The Tampa Bay Rays are likely heading to the World Series. Undoubtedly Rays fans are happy about this, but what about the rest of the world? Sure, the Rays are full of great stories and interesting players who are fun to watch, but does that really matter when the baseball aesthetic they present is boring and the underpinnings of the team are so scummy? If the Rays win a World Series does that really help the game of baseball when the way their front office approaches the game is far removed from the sport we all grew up loving?
This isn’t going to be one of those posts blasting the Rays for any innovation or new ideas they have launched upon the baseball world. Innovation is great, baseball should and does need to be changing. It can’t be the same sport now as it was in 1888, 1908, 1948, or even 1988. Change is always needed and welcomed, but that doesn’t mean that all change is good. A major part of baseball’s identity is its status as an entertainment product. Baseball, like every other team sport, is more about the emotional attachment that is borne out of the act of watching one team square off with another team. The most important aspect of baseball is that the entertainment presented is one that makes people want to tune in and show up again and again.
Watching the Rays play I fail to see how the aesthetic they represent is one that is sustainable long term.

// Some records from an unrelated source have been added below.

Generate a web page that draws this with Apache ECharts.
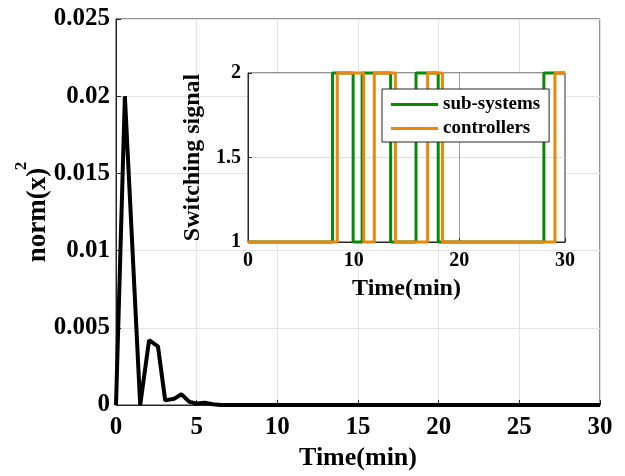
<!DOCTYPE html>
<html>
<head>
<meta charset="utf-8">
<script src="https://cdn.jsdelivr.net/npm/echarts@6/dist/echarts.min.js"></script>
<style>html,body{margin:0;padding:0;background:#fff}#c{width:625px;height:476px}</style>
</head>
<body>
<div id="c"></div>
<script>
// Main plot: norm(x)^2 over time
var mainTimes  = [0, 0.55, 1.5, 2.05, 2.6, 3.05, 3.6, 4.05, 4.55, 5.0, 5.5, 6.0, 6.5, 30];
var mainValues = [0, 0.020, 0, 0.0042, 0.0038, 0.0003, 0.0004, 0.0007, 0.0002, 0.0001, 0.00015, 0.00005, 0, 0];
// Inset: switching signals (transition times and the value held from each time)
var subTimes   = [0, 8.0, 9.95, 10.8, 13.5, 15.9, 18.0, 28.0, 30];
var subValues  = [1, 2, 1, 2, 1, 2, 1, 2, 2];
var ctrlTimes  = [0, 8.45, 10.95, 11.95, 13.95, 17.0, 18.4, 29.05, 30];
var ctrlValues = [1, 2, 1, 2, 1, 2, 1, 2, 2];
var mainXTicks = [0, 30, 5];
var mainYTicks = [0, 0.025, 0.005];
var insetXTicks = [0, 30, 10];
var insetYTicks = [1, 2, 0.5];

function pairs(t, v) { return t.map(function (x, i) { return [x, v[i]]; }); }

var FONT = 'Liberation Serif';
var tickFont = {fontFamily: FONT, fontWeight: 'bold', color: '#000'};

var chart = echarts.init(document.getElementById('c'), null, {renderer: 'canvas'});
var option = {
  animation: false,
  backgroundColor: '#fff',
  grid: [
    {left: 116, right: 25, top: 19, bottom: 71, show: true, borderColor: '#262626', borderWidth: 1, backgroundColor: 'transparent', z: 0},
    {left: 248, top: 73, width: 317, height: 169, show: true, borderColor: '#262626', borderWidth: 1, backgroundColor: '#fff', z: 5}
  ],
  graphic: [
    {type: 'text', x: 38, y: 215, rotation: Math.PI / 2, z: 20,
     style: {text: 'norm(x)', align: 'center', verticalAlign: 'middle',
       font: 'bold 27px "Liberation Serif"', fill: '#000'}},
    {type: 'text', x: 22, y: 166, rotation: Math.PI / 2, z: 20,
     style: {text: '2', align: 'center', verticalAlign: 'middle',
       font: 'bold 17px "Liberation Serif"', fill: '#000'}}
  ],
  xAxis: [
    {gridIndex: 0, type: 'value', min: mainXTicks[0], max: mainXTicks[1], interval: mainXTicks[2], z: 1,
     axisLine: {show: true, onZero: false, lineStyle: {color: '#262626', width: 1}},
     axisTick: {show: true, inside: true, length: 5, lineStyle: {color: '#262626'}},
     splitLine: {show: true, lineStyle: {color: '#e3e3e3', width: 1}},
     axisLabel: Object.assign({fontSize: 25, margin: 10}, tickFont),
     name: 'Time(min)', nameLocation: 'middle', nameGap: 40,
     nameTextStyle: {fontFamily: FONT, fontWeight: 'bold', fontSize: 26, color: '#000'}},
    {gridIndex: 1, type: 'value', min: insetXTicks[0], max: insetXTicks[1], interval: insetXTicks[2], z: 6,
     axisLine: {show: true, onZero: false, lineStyle: {color: '#262626', width: 1}},
     axisTick: {show: true, inside: true, length: 4, lineStyle: {color: '#262626'}},
     splitLine: {show: true, lineStyle: {color: '#9a9a9a', width: 1}},
     axisLabel: Object.assign({fontSize: 20, margin: 9}, tickFont),
     name: 'Time(min)', nameLocation: 'middle', nameGap: 35,
     nameTextStyle: {fontFamily: FONT, fontWeight: 'bold', fontSize: 24, color: '#000'}}
  ],
  yAxis: [
    {gridIndex: 0, type: 'value', min: mainYTicks[0], max: mainYTicks[1], interval: mainYTicks[2], z: 1,
     axisLine: {show: true, onZero: false, lineStyle: {color: '#262626', width: 1}},
     axisTick: {show: true, inside: true, length: 5, lineStyle: {color: '#262626'}},
     splitLine: {show: true, lineStyle: {color: '#e3e3e3', width: 1}},
     axisLabel: Object.assign({fontSize: 25, margin: 6}, tickFont)},
    {gridIndex: 1, type: 'value', min: insetYTicks[0], max: insetYTicks[1], interval: insetYTicks[2], z: 6,
     axisLine: {show: true, onZero: false, lineStyle: {color: '#262626', width: 1}},
     axisTick: {show: true, inside: true, length: 4, lineStyle: {color: '#262626'}},
     splitLine: {show: true, lineStyle: {color: '#dcdcdc', width: 1}},
     axisLabel: Object.assign({fontSize: 20, margin: 7}, tickFont),
     name: 'Switching signal', nameLocation: 'middle', nameGap: 34, nameRotate: 90,
     nameTextStyle: {fontFamily: FONT, fontWeight: 'bold', fontSize: 24, color: '#000'}}
  ],
  legend: {
    show: true, orient: 'vertical', left: 382, top: 89, z: 10,
    padding: [6, 9, 4, 9], itemGap: 5, itemWidth: 47, itemHeight: 3,
    backgroundColor: '#fff', borderColor: '#262626', borderWidth: 1,
    icon: 'rect',
    textStyle: {fontFamily: FONT, fontWeight: 'bold', fontSize: 19, color: '#000'},
    data: ['sub-systems', 'controllers']
  },
  series: [
    {name: 'norm', type: 'line', xAxisIndex: 0, yAxisIndex: 0, data: pairs(mainTimes, mainValues),
     showSymbol: false, symbol: 'none', lineStyle: {color: '#000', width: 4}, itemStyle: {color: '#000'}, z: 2, clip: false},
    {name: 'sub-systems', type: 'line', xAxisIndex: 1, yAxisIndex: 1, step: 'end', data: pairs(subTimes, subValues),
     symbol: 'none', lineStyle: {color: '#0a880a', width: 3}, itemStyle: {color: '#0a880a'}, z: 7, clip: false},
    {name: 'controllers', type: 'line', xAxisIndex: 1, yAxisIndex: 1, step: 'end', data: pairs(ctrlTimes, ctrlValues),
     symbol: 'none', lineStyle: {color: '#e8880c', width: 3}, itemStyle: {color: '#e8880c'}, z: 8, clip: false}
  ]
};
chart.setOption(option);
</script>
</body>
</html>
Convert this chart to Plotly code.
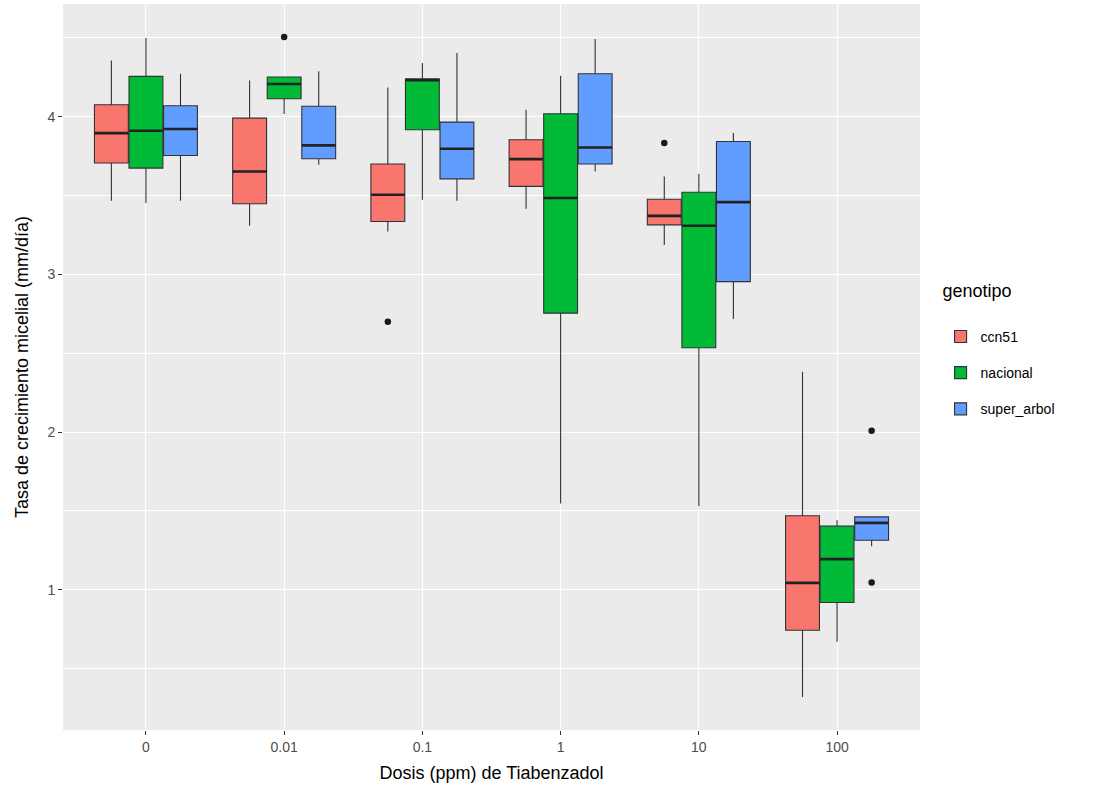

Sure, it’s sustainable when it comes to them winning, but is it sustainable when it comes to keeping fans engaged, both at a local and global level? The numbers may say that your starter should be pulled after 4 innings, but that doesn’t mean that fans will see a game where 11 pitchers are used and think, “Man, this is the good stuff, this is why I watch baseball.” The way the Rays use their pitchers slows down the game, and it stops fans from forming any sort of attachment with the never-ending cavalcade of pitchers the Rays use on a daily basis. This isn’t a problem for hardcore fans, but it is a major issue for casual fans who want and need recognizable faces to draw them back.
The lack of recognizability goes beyond the pitchers the Rays use and the way they structure their rosters on a yearly basis. They go after the cheapest best players possible, and again, there’s nothing wrong with that approach when it comes to winning. However, what the past 50 or so years have proven is that while a team’s jersey is important, the majority of fans don’t stick around because of a jersey but because of the players they know and want to cheer for. Baseball as a whole is at a point where they are seeing decreased interest in the sport from younger generations. One key reason for that is the way that teams, owners, and Major League Baseball itself have done everything they could to reduce the star power of the players. The Rays are a natural extension of that philosophy, a team where the players are nothing more than prototype player X fitted into his slot this year only to be replaced by a cheaper version of prototype player X in 2021, and on down the line.
The cheapness with which the Rays operate is also a major factor in their lack of an aesthetic appeal. MLB and Rays fans may push a narrative that they are the little engine that could. Most little engines don’t have a principal owner with a net worth of $800 million who has recorded increasing profits every year while refusing to reinvest into the team or its relationship with the Tampa Bay community. The Rays aren’t an example of an underdog coming through against big titans, but of a titan who refuses to act as such and would rather cry poor to create a narrative from which they can always win in the public’s eye.
Add all of this together and you have the 2020 Tampa Bay Rays. They are a great team and the Rays front office deserves all the credit in the world for putting together a team that is poised to win the big one. They scouted properly, they stuck with players that other teams had given up on, and those players, in turn, have been fun to watch when not mired in the Rays on-field tactical maneuvering. At least they have this year, who knows how many of those players will be jettisoned next year to make room for a similar but cheaper model. Those who do stick around will be paid far less than they should, and all the while the Rays will play the same aesthetically unpleasing brand of baseball while leaning hard on their erroneous “we’re the little guy” narrative. The Rays are playing baseball, that much is true, but they aren’t playing a brand of baseball that is good for the long term health of the sport.